1. “ Errors alleged to have been committed upon the trial of a special plea of misnomer in a criminal case do not constitute and cannot be considered as proper grounds of-a motion for a new trial in the main case; and this is so although the same jurors passed upon the special plea and upon the case in chief, it appearing that the two investigations were conducted independently of each other, that the jurors were separately sworn in each, and that there was no direct motion to set aside the finding on the special plea. Kneeland v. State, 62 Ga. 395; Boisclair v. State, 92 Ga. 453.” McDow v. State, 113 Ga. 699 (39 S. E. 295). The principle announced in, the foregoing case disposes of the first special ground of the motion for a new trial.

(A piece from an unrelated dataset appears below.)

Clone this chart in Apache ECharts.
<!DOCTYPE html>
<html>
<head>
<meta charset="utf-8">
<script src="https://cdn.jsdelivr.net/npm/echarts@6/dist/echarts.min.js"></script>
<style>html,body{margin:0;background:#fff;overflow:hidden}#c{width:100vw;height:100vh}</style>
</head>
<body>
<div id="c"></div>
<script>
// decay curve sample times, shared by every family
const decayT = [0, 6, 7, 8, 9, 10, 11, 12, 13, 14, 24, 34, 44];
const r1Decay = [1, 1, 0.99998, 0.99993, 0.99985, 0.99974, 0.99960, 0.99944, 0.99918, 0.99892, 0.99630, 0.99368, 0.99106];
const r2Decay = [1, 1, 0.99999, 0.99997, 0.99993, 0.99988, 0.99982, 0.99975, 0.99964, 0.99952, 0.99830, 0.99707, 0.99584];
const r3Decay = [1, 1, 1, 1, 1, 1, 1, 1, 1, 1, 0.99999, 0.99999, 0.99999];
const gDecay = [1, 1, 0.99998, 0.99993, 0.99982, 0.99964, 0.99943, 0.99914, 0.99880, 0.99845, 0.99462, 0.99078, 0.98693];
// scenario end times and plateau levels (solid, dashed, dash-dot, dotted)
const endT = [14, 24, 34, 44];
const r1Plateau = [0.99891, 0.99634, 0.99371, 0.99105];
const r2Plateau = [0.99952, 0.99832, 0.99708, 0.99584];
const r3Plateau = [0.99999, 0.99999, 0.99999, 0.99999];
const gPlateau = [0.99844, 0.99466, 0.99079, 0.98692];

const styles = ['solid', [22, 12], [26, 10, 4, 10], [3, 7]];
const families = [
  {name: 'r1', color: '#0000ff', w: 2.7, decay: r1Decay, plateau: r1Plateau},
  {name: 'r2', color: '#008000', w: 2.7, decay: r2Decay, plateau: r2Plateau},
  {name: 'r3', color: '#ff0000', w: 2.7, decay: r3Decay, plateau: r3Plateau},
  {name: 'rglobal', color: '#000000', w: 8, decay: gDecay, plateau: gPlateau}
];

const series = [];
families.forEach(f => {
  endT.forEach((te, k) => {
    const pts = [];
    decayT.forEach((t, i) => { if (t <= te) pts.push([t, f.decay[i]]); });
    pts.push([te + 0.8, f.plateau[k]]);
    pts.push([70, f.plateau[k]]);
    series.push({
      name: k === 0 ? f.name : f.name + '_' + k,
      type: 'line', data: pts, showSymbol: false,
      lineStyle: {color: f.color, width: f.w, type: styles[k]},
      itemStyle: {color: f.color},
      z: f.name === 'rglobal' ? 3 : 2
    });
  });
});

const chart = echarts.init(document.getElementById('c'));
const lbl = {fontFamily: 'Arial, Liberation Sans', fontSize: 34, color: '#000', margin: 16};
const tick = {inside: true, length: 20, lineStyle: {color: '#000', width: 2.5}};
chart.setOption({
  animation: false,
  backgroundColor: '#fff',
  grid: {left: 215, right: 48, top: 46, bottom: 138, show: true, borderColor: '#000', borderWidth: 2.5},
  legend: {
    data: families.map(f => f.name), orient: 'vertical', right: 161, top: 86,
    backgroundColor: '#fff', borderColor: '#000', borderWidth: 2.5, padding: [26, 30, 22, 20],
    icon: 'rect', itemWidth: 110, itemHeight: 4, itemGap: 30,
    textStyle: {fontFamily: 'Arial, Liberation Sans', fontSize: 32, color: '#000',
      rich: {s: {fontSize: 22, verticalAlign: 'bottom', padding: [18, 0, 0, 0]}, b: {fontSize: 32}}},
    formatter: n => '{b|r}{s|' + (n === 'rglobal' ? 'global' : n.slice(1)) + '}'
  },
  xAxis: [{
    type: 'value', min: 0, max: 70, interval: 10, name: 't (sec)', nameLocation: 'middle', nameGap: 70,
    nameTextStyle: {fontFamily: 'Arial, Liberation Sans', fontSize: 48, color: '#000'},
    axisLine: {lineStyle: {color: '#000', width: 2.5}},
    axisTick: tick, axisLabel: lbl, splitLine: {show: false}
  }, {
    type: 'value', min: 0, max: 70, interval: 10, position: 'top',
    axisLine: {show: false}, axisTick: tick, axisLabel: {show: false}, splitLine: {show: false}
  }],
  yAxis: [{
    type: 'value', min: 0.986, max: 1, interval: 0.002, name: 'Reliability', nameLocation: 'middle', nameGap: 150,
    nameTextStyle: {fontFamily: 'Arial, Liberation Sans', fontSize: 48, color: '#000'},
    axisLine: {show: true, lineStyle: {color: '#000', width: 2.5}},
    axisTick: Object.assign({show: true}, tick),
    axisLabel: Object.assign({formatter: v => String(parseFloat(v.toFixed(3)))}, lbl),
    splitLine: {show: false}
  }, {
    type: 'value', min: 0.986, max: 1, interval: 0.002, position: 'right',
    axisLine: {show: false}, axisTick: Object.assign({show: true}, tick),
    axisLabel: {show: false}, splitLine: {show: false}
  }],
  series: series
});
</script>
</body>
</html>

2. There is no merit in the second special ground of the motion for a new trial, when it is considered in connection with the pleadings, the evidence, and the qualifying note of the trial judge.

3. There is no error harmful to the defendant m the excerpts from the charge of which complaint is made in the 3d and 4th grounds of the amendment to the motion for a new trial, when they are considered in the light of the other portions of the charge.

4. There is sufficient evidence to support the finding of the jury, which has the approval of the trial judge, and the judgment is

Affirmed.

Broyles, G. J., and Luke, J., concur.